Oil Will Keep Flowing, But U.N. Sanctions Hit North Korea Hard
North Korea will be feeling the pain of new United Nations sanctions targeting some of its biggest remaining foreign revenue streams. But the Security Council eased off the biggest target of all: the oil the North needs to stay alive, and to fuel its million-man military. Though the United States had proposed a complete ban, the sanctions by the U.N. Security Council to punish North Korea for its sixth nuclear test cap Pyongyang's annual imports of crude oil at the same level they have been for the past 12 months: an estimated 4 million barrels. Exports of North Korean textiles are prohibited, and other nations are barred from authorizing new work permits for North Korean workers, putting a squeeze on two key sources of hard currency. The measures were approved unanimously. The measures to punish Pyongyang for its Sept. 3 nuclear test also ban the country from importing natural gas liquids and condensates, and limit the import of refined petroleum products to 2 million barrels a year.
Apple May Test the Bounds of iPhone Love by Unveiling a $1,000 Model
Apple is expected to sell its fanciest iPhone yet for $1,000, crossing into a new financial frontier that will test how much consumers are willing to pay for a device that's become an indispensable part of modern life. The unveiling of a dramatically redesigned iPhone will likely be the marquee moment when Apple hosts its first product event at its new spaceship-like headquarters. True to its secretive ways, Apple won't confirm that it will be introducing a new iPhone, though a financial forecast issued last month telegraphed something significant is in the pipeline. In addition to several new features, a souped-up "anniversary" iPhone — coming a decade after Apple's late co-founder Steve Jobs unveiled the first version — could also debut at an attention-getting $999 price tag, twice what the original iPhone cost. It would set a new price threshold for any smartphone intended to appeal to a mass market.
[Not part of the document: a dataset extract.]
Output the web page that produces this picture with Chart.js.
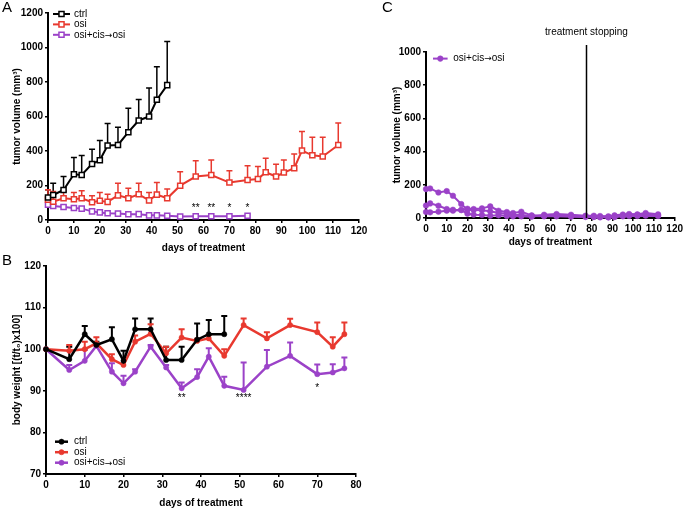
<!DOCTYPE html>
<html>
<head>
<meta charset="utf-8">
<script src="https://cdn.jsdelivr.net/npm/chart.js@4.4.0/dist/chart.umd.min.js"></script>
<style>
  body { margin: 0; background: #fff; width: 685px; height: 510px; position: relative; overflow: hidden;
         font-family: "Liberation Sans", Arial, sans-serif; }
  canvas { position: absolute; }
  .panel { position: absolute; font-size: 15px; color: #000; z-index: 2; }
</style>
</head>
<body>
<canvas id="chartA" width="370" height="255" style="left:0;top:0"></canvas>
<canvas id="chartB" width="370" height="255" style="left:0;top:255px"></canvas>
<canvas id="chartC" width="315" height="255" style="left:370px;top:0"></canvas>
<div class="panel" style="left:2px;top:-2px">A</div>
<div class="panel" style="left:2px;top:251px">B</div>
<div class="panel" style="left:382px;top:-2px">C</div>

<script>
// Panel A: tumor volume (mean, upper SD)
const daysA_ctrl = [0, 2, 6, 10, 13, 17, 20, 23, 27, 31, 35, 39, 42, 46];
const ctrlA = [130, 145, 174, 265, 261, 325, 346, 432, 435, 509, 577, 600, 697, 782];
const ctrlA_top = [175, 213, 252, 362, 374, 410, 461, 559, 538, 648, 699, 765, 888, 1035];

const daysA_osi = [0, 2, 6, 10, 13, 17, 20, 23, 27, 31, 35, 39, 42, 46, 51, 57, 63, 70, 77, 81, 84, 88, 91, 95, 98, 102, 106, 112];
const osiA = [118, 106, 126, 120, 126, 103, 112, 105, 143, 126, 149, 114, 147, 126, 199, 252, 261, 217, 232, 238, 277, 252, 275, 300, 403, 375, 368, 435];
const osiA_top = [175, 165, 168, 160, 170, 141, 160, 149, 213, 184, 213, 160, 217, 180, 279, 343, 348, 286, 315, 310, 358, 323, 348, 383, 513, 480, 480, 563];

const daysA_combo = [0, 2, 6, 10, 13, 17, 20, 23, 27, 31, 35, 39, 42, 46, 51, 57, 63, 70, 77];
const comboA = [88, 81, 75, 70, 66, 50, 44, 39, 37, 33, 34, 27, 27, 25, 20, 22, 22, 22, 25];
const comboA_top = [100, 90, 84, 80, 75, 58, 52, 46, 43, 39, 40, 32, 32, 30, 25, 27, 27, 27, 30];

const sigDaysA = [57, 63, 70, 77];
const sigMarksA = ['**', '**', '*', '*'];
const sigLevelA = [70, 70, 70, 70];

// Panel B: body weight
const daysB_ctrl = [0, 6, 10, 13, 17, 20, 23, 27, 31, 35, 39, 42, 46];
const ctrlB = [100, 97.6, 103.6, 101, 102.4, 97.2, 104.8, 104.8, 97.4, 97.4, 102.3, 103.6, 103.6];
const ctrlB_top = [100, 100.6, 105.6, 101.8, 105.3, 99.6, 107.4, 107.4, 100.6, 100.6, 106.2, 107, 108];

const daysB = [0, 6, 10, 13, 17, 20, 23, 27, 31, 35, 39, 42, 46, 51, 57, 63, 70, 74, 77];
const osiB = [100, 99.6, 100, 101.4, 97.6, 96.2, 101.8, 103.7, 99, 102.8, 102, 102.6, 98.4, 105.8, 102.6, 105.8, 104.1, 100.6, 103.6];
const osiB_top = [100, 101, 101.8, 102.9, 98.8, 96.2, 103.3, 106, 100.6, 104.8, 102.5, 103.4, 100, 107.4, 104.1, 107.3, 106.4, 102.9, 106.4];
const comboB = [100, 95, 97.2, 100.8, 94.6, 91.8, 94.6, 100.6, 95.6, 90.6, 93.3, 98.2, 91.2, 90.2, 95.8, 98.4, 94, 94.4, 95.4];
const comboB_top = [100, 96.2, 99.8, 101.3, 96.6, 93.6, 95.2, 101, 96.2, 92, 95.2, 100.2, 93.4, 96.8, 99.8, 101.6, 96.3, 96.4, 98];

const sigDaysB = [35, 51, 70];
const sigMarksB = ['**', '****', '*'];
const sigLevelB = [88.1, 88.1, 90.7];

// Panel C: individual mice, osi+cis->osi
const daysC = [0, 2, 6, 10, 13, 17, 20, 23, 27, 31, 35, 39, 42, 46, 51, 57, 63, 70, 77, 81, 84, 88, 91, 95, 98, 102, 106, 112];
const mouse1 = [174, 178, 154, 162, 134, 84, 50, 48, 46, 40, 30, 26, 20, 18, 12, 10, 10, 8, 6, 6, 4, 4, 6, 10, 12, 12, 14, 12];
const mouse2 = [75, 88, 74, 54, 50, 48, 56, 54, 58, 70, 44, 36, 30, 38, 16, 14, 16, 12, 10, 8, 6, 4, 8, 14, 20, 18, 22, 16];
const mouse3 = [36, 34, 38, 44, 44, 48, 26, 20, 18, 14, 16, 12, 10, 10, 8, 20, 24, 20, 14, 14, 12, 10, 16, 21, 24, 22, 30, 22];
const stopDay = 77;

const BLACK = '#000000';
const RED = '#e8392f';
const PURPLE = '#9b42c8';
const FONT = '"Liberation Sans", Arial, sans-serif';
const ARROW_FONT = '"DejaVu Sans", sans-serif';

Chart.defaults.font.family = FONT;
Chart.defaults.color = '#000';

function pts(xs, ys) {
  return xs.map((x, i) => ({ x: x, y: ys[i] }));
}

// error bars (upper side only, with cap)
const errorBars = {
  id: 'errorBars',
  beforeDatasetsDraw(chart) {
    const ctx = chart.ctx;
    const xs = chart.scales.x, ys = chart.scales.y;
    chart.data.datasets.forEach(ds => {
      if (!ds.errTop) return;
      ctx.save();
      ctx.strokeStyle = ds.borderColor;
      ctx.lineWidth = ds.errWidth || 1.5;
      ds.data.forEach((p, i) => {
        const x = xs.getPixelForValue(p.x);
        const y0 = ys.getPixelForValue(p.y);
        const y1 = ys.getPixelForValue(ds.errTop[i]);
        if (y0 - y1 < 1.5) return;
        ctx.beginPath();
        ctx.moveTo(x, y0);
        ctx.lineTo(x, y1);
        ctx.moveTo(x - 3, y1);
        ctx.lineTo(x + 3, y1);
        ctx.stroke();
      });
      ctx.restore();
    });
  }
};

function marker(ctx, ds, x, y) {
  ctx.lineWidth = ds.pointBorderWidth;
  ctx.strokeStyle = ds.borderColor;
  ctx.fillStyle = ds.pointBackgroundColor;
  const r = ds.pointRadius;
  ctx.beginPath();
  if (ds.pointStyle === 'rect') {
    const s = r * Math.SQRT1_2;
    ctx.rect(x - s, y - s, 2 * s, 2 * s);
  } else {
    ctx.arc(x, y, r, 0, Math.PI * 2);
  }
  ctx.fill();
  ctx.stroke();
}

// label text; the arrow comes from DejaVu so it sits at mid height
function drawLabel(ctx, text, x, y) {
  const parts = text.split('\u2192');
  parts.forEach((part, i) => {
    ctx.font = '10px ' + FONT;
    ctx.fillText(part, x, y);
    x += ctx.measureText(part).width;
    if (i < parts.length - 1) {
      ctx.font = '9px ' + ARROW_FONT;
      ctx.fillText('\u2192', x, y + 0.5);
      x += ctx.measureText('\u2192').width;
    }
  });
}

// legend drawn as line + marker + label
const lineLegend = {
  id: 'lineLegend',
  afterDraw(chart, args, opts) {
    if (!opts.items) return;
    const ctx = chart.ctx, area = chart.chartArea;
    ctx.save();
    ctx.textBaseline = 'middle';
    opts.items.forEach((idx, row) => {
      const ds = chart.data.datasets[idx];
      const y = area.top + opts.top + row * opts.gap;
      const x0 = area.left + opts.left, x1 = area.left + opts.left + opts.len;
      ctx.strokeStyle = ds.borderColor;
      ctx.lineWidth = ds.borderWidth;
      ctx.beginPath();
      ctx.moveTo(x0, y);
      ctx.lineTo(x1, y);
      ctx.stroke();
      marker(ctx, ds, (x0 + x1) / 2, y);
      ctx.fillStyle = '#000';
      drawLabel(ctx, ds.label, area.left + opts.text, y);
    });
    ctx.restore();
  }
};

// significance marks and the treatment-stop line
const notes = {
  id: 'notes',
  afterDraw(chart, args, opts) {
    const ctx = chart.ctx, area = chart.chartArea;
    const xs = chart.scales.x, ys = chart.scales.y;
    ctx.save();
    ctx.fillStyle = '#000';
    ctx.font = '10px ' + FONT;
    ctx.textAlign = 'center';
    ctx.textBaseline = 'middle';
    if (opts.sigDays) {
      opts.sigDays.forEach((d, i) => {
        ctx.fillText(opts.sigMarks[i], xs.getPixelForValue(d), ys.getPixelForValue(opts.sigLevel[i]));
      });
    }
    if (opts.stop != null) {
      const x = Math.round(xs.getPixelForValue(opts.stop)) + 0.5;
      ctx.strokeStyle = '#000';
      ctx.lineWidth = 1.5;
      ctx.beginPath();
      ctx.moveTo(x, area.top - 7);
      ctx.lineTo(x, area.bottom);
      ctx.stroke();
      ctx.fillText(opts.stopLabel, x, area.top - 20);
    }
    ctx.restore();
  }
};

function axis(min, max, step, title, size, titlePad) {
  return {
    type: 'linear', min: min, max: max,
    border: { display: true, color: '#000', width: 2 },
    grid: { display: true, drawOnChartArea: false, drawTicks: true, tickLength: 3, color: '#000', lineWidth: 1.5 },
    ticks: { stepSize: step, maxTicksLimit: 20, autoSkip: false, maxRotation: 0, padding: 2,
             font: { size: 10, weight: 'bold' }, color: '#000', callback: v => String(v) },
    title: { display: true, text: title, font: { size: 10, weight: 'bold' }, color: '#000', padding: titlePad },
    afterFit: s => { if (s.isHorizontal()) s.height = size; else s.width = size; }
  };
}

function series(label, xs, ys, color, style, radius, width, top) {
  return {
    label: label, data: pts(xs, ys), errTop: top,
    borderColor: color, backgroundColor: color, borderWidth: width,
    pointStyle: style, pointRadius: radius, pointHoverRadius: radius,
    pointBorderWidth: style === 'rect' ? 1.5 : 0.5,
    pointBackgroundColor: style === 'rect' ? '#fff' : color,
    tension: 0, clip: false, errWidth: style === 'rect' ? 1.5 : 2
  };
}

const common = {
  responsive: false, animation: false, devicePixelRatio: 1,
  events: []
};

new Chart(document.getElementById('chartA'), {
  type: 'line',
  data: {
    datasets: [
      series('ctrl', daysA_ctrl, ctrlA, BLACK, 'rect', 3.6, 2, ctrlA_top),
      series('osi', daysA_osi, osiA, RED, 'rect', 3.6, 2, osiA_top),
      series('osi+cis\u2192osi', daysA_combo, comboA, PURPLE, 'rect', 3.6, 2, comboA_top)
    ]
  },
  options: Object.assign({}, common, {
    layout: { padding: { left: 0, top: 13, right: 11, bottom: 0 } },
    scales: {
      x: axis(0, 120, 10, 'days of treatment', 35, { top: 0, bottom: 1 }),
      y: axis(0, 1200, 200, 'tumor volume (mm\u00b3)', 48, { top: 11, bottom: 0 })
    },
    plugins: {
      legend: { display: false }, tooltip: { enabled: false },
      lineLegend: { items: [0, 1, 2], top: 1, gap: 10.4, left: 5, len: 17, text: 26 },
      notes: { sigDays: sigDaysA, sigMarks: sigMarksA, sigLevel: sigLevelA }
    }
  }),
  plugins: [errorBars, lineLegend, notes]
});

new Chart(document.getElementById('chartB'), {
  type: 'line',
  data: {
    datasets: [
      series('ctrl', daysB_ctrl, ctrlB, BLACK, 'circle', 2.6, 2.5, ctrlB_top),
      series('osi', daysB, osiB, RED, 'circle', 2.6, 2.5, osiB_top),
      series('osi+cis\u2192osi', daysB, comboB, PURPLE, 'circle', 2.6, 2.5, comboB_top)
    ]
  },
  options: Object.assign({}, common, {
    layout: { padding: { left: 0, top: 11, right: 14, bottom: 0 } },
    scales: {
      x: axis(0, 80, 10, 'days of treatment', 36, { top: 0, bottom: 1 }),
      y: axis(70, 120, 10, 'body weight [(t/t\u2080)x100]', 46, { top: 11, bottom: 0 })
    },
    plugins: {
      legend: { display: false }, tooltip: { enabled: false },
      lineLegend: { items: [0, 1, 2], top: 175.7, gap: 10.5, left: 9, len: 13, text: 28 },
      notes: { sigDays: sigDaysB, sigMarks: sigMarksB, sigLevel: sigLevelB }
    }
  }),
  plugins: [errorBars, lineLegend, notes]
});

new Chart(document.getElementById('chartC'), {
  type: 'line',
  data: {
    datasets: [
      series('osi+cis\u2192osi', daysC, mouse1, PURPLE, 'circle', 2.8, 2, null),
      series('osi+cis\u2192osi', daysC, mouse2, PURPLE, 'circle', 2.8, 2, null),
      series('osi+cis\u2192osi', daysC, mouse3, PURPLE, 'circle', 2.8, 2, null)
    ]
  },
  options: Object.assign({}, common, {
    layout: { padding: { left: 0, top: 52, right: 10, bottom: 0 } },
    scales: {
      x: axis(0, 120, 10, 'days of treatment', 37, { top: 0, bottom: 7 }),
      y: axis(0, 1000, 200, 'tumor volume (mm\u00b3)', 56, { top: 21, bottom: 0 })
    },
    plugins: {
      legend: { display: false }, tooltip: { enabled: false },
      lineLegend: { items: [0], top: 6.6, gap: 10, left: 7, len: 14.6, text: 27.3 },
      notes: { stop: stopDay, stopLabel: 'treatment stopping' }
    }
  }),
  plugins: [errorBars, lineLegend, notes]
});
</script>
</body>
</html>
Infected Puppies Put 9 in Hospital, Sicken 30 More
Puppies carrying a common germ have infected 39 people, putting nine of them into the hospital, federal health officials told NBC News. The cases are all linked to puppies sold in seven states by the pet store chain Petland, the Centers for Disease Control and Prevention said. The infection, called Campylobacter, is common in dogs and it can pass to people easily. “The ill people are from seven states (Florida, Kansas, Missouri, Ohio, Pennsylvania, Tennessee, and Wisconsin),” the CDC said. The illnesses go back nearly a year, to September of 2016. Dogs infected with Campylobacter might look perfectly well, but they can also have diarrhea, vomiting, or a fever. In people, symptoms include diarrhea, sometimes bloody; fever; stomach cramps; nausea and vomiting.
Mechanical Problems Reported Before Crash That Killed Country Singer
Authorities say the pilot of a helicopter carrying country music performer Troy Gentry reported the aircraft was experiencing mechanical problems shortly before it crashed in New Jersey, killing the two men. The helicopter went down in a wooded area as it approached the Flying W Airport in Medford. Gentry was one-half of the award-winning country music duo Montgomery Gentry. The crash occurred hours before they were due to perform at a resort housed at the airport. Radio communication between emergency responders show the pilot was planning to make an emergency landing and was hovering in the air while waiting for the fire department to arrive.
Liam Neeson Says His Days as an Action Hero Are Over
Special set of skills or not, Liam Neeson says he's finished making thrillers. In an interview, Neeson said that he plans to stop even though it's hard to turn down the lucrative offers he gets thanks to his box-office success in the three "Taken" films, as well as other thrillers. Neeson believes he's simply getting too old to be an action hero. Neeson still has two upcoming revenge thrillers he's already shot: "Hard Powder," in which he plays a snowplow driver who faces off with drug dealers, and "The Commuter," with director Jaume Collet-Serra, who also directed Neeson in "Unknown," ''Non-Stop" and "Run All Night." But, Neeson said, those will be his last. Instead, Neeson has turned back to dramatic work.